In iP’s earlier installments of the Supervisory Series (April 2011, June 2011, August 2011 and October 2011), we discussed the importance of career development for lineworkers targeted for supervisory responsibilities. We also considered the supervisory skills required to be effective as a crew leader or foreman, including a full article on human behavior and communication skills. In the last issue we dealt with the concept of crew best practices.

In this installment, we will focus more on crew practices, specifically those concerning crew safety management.

Safety Attitudes and the Corporate Culture
Many crew foremen may ask, isn’t safety management the responsibility of the safety department? Crew members may be wondering the same thing. In one sense they are right, aren’t they? Management has a broad corporate and legal responsibility for safety, and quite often organizations will have a separate department to help manage their responsibilities. But in another sense – the bigger picture – safety is everyone’s responsibility. If the crew foreman and crew members are asking this question, they haven’t internalized the concept of safety as a personal responsibility. It could be that the corporate culture is to blame.

“Culture” is a word we often associate with the society of a nation or a region of a country. However, culture is also a concept that can be applied to a single company or even a department within a company. Every utility and every contractor has a company culture. Each department within that organization is likely to have its own culture as well. That departmental culture can mirror the culture of the larger organization or be at odds with broader culture of the company.

Often, cultural differences within the various departments of an organization are greatest when it comes to safety. For example, safe work practices may be enforced in the office or at the generating plant, but may be relaxed during field operations involving transmission and distribution (T&D) crews. It is, however, the T&D operations department of a utility or the field operations of a contractor that are frequently exposed to the greatest risk. Crews are expected to repair lines and equipment at night or during storms. But even during routine maintenance of the system, high-voltage electricity is unforgiving, allowing no mistakes without serious consequences. The lack of safe work practices often poses life-threatening hazards to lineworkers.

The safety culture of the organization’s T&D operations department, as we will see, is a key performance driver that determines how the employee internalizes safety as part of his or her job.

An Attitude of Compliance
We often find an attitude of compliance within the field operations of utilities and contractors. That sounds pretty good, right? If our people would just comply with the rules and regulations, everything would be fine. Why don’t they just obey the rules? When management has this attitude, we naturally see it permeate the culture of the organization from top to bottom. OSHA, NESC, DOT, the safety department, the safety manual – everyone has rules and regulations that need to be complied with. “It is my responsibility to comply with the rules and regulations,” employees think, and the company culture reinforces that thinking. The crew foreman becomes the champion of compliance, because too often, that is the only thing by which he is measured.
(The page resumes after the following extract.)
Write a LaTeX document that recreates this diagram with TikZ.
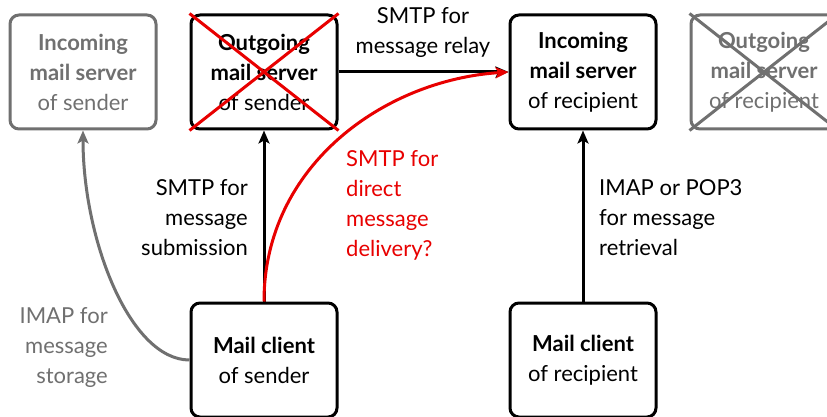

However, does management truly want the workers focusing on compliance, or does management want the workers doing what’s required to stay safe in the workplace? I think the latter. Is compliance with rules and regulations part of staying safe in the workplace? Most likely, but it is a means to an end and in reality just one of the tools used in staying safe. Compliance is not an end unto itself. When we demand that employees focus on compliance with rules and regulations, we miss the point.

The industry’s relationship with OSHA regulations is a good example. The agency has accumulated a wealth of important information about safety and safe work practices for our industry since its inception 40 years ago. The information is specific, often detailed and can be a valuable resource for a crew foreman in managing safety. Unfortunately, during that same 40 years, OSHA has earned a reputation for being a policeman – an enforcer of regulations, rather than the partner in safety that they truly wish to be. Too often, our crew foremen are forced to worry about OSHA inspections and fines rather than how OSHA regulations can be another tool for them in their safety tool bag. Compliance with everyone’s rules and regulations has a place in crew safety management – just not first place.

Where to Begin
The safety culture in any organization must begin with acceptance of personal responsibility for safety – your own and that of others. Safety for all workers is truly a value within an organization and the culture begins to change immediately when management accepts it as such. We talk about our values. We display our values. We are proud of our values and tell our customers why our values make us special. We expect our employees to adopt our values. Safety is a value and each employee has a personal responsibility to perform to the expectations of our values.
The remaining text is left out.